Inzwischen hat sich A. etwas Neues ausgedacht. ZeeBees Mädchen orientieren sich am Ball wie Motten am Licht. Wie verhext starren sie auf den Ball und ignorieren ihre unmittelbare Gegenspielerin. Scharenweise laufen nun Außen oder Rückraumspielerinnen hinter ihrer Gegenspielerin unbehelligt ein und bekommen den Bodenpass. Egal ob Niedersachsenauswahlspielerin oder bloß Kreisauswahl - im Rücken jeder Abwehrspielerin passieren nun Dinge, wie sie seit dem ersten Jahr E-Jugend nicht mehr vorgefallen sind. ZeeBee beißt ein beachtliches Stück Holz aus der Ecke der Auswechselbank.
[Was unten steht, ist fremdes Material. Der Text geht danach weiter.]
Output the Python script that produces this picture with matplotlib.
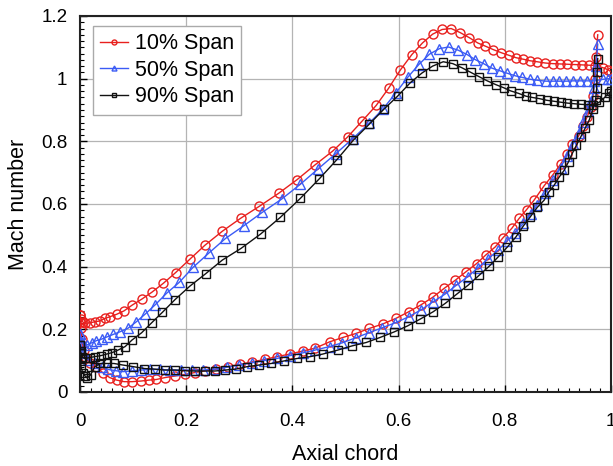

Der Blutdruck ist mittlerweile so hoch, dass die grüne Karte völlig aus dem Sinn ist. Torhüterin Teo, einzige Spielerin mit Normalform, muss raus, Trudchen kommt ins Tor und begibt sich gleich auf Rückraum Mitte. Mittlerweile sind ZeeBees Hirnfunktionen so eingeschränkt, dass er zunächst mit drei Kreisläufern arbeiten lässt. Trotzdem kommen die Mädchen zu einfachen Toren, lassen hinten aber die Gegenspielerinnen durch die Reihen spazieren. Jedes Tor wird egalisiert. 32:28 gegen einen Mitkonkurrenten verloren, das Wochenende ist dahin. Auf der Rückfahrt hören Uwe und ZeeBee Bundesliga. Bremen führt 0:1 in München und trifft und trifft und trifft. ZeeBees Laune klart auf, Bayer Uwe wird immer stiller. "Ich habe ja wenigstens meine Bremer, die mich heute aufmuntern. Wie überlebst Du das Wochenende?"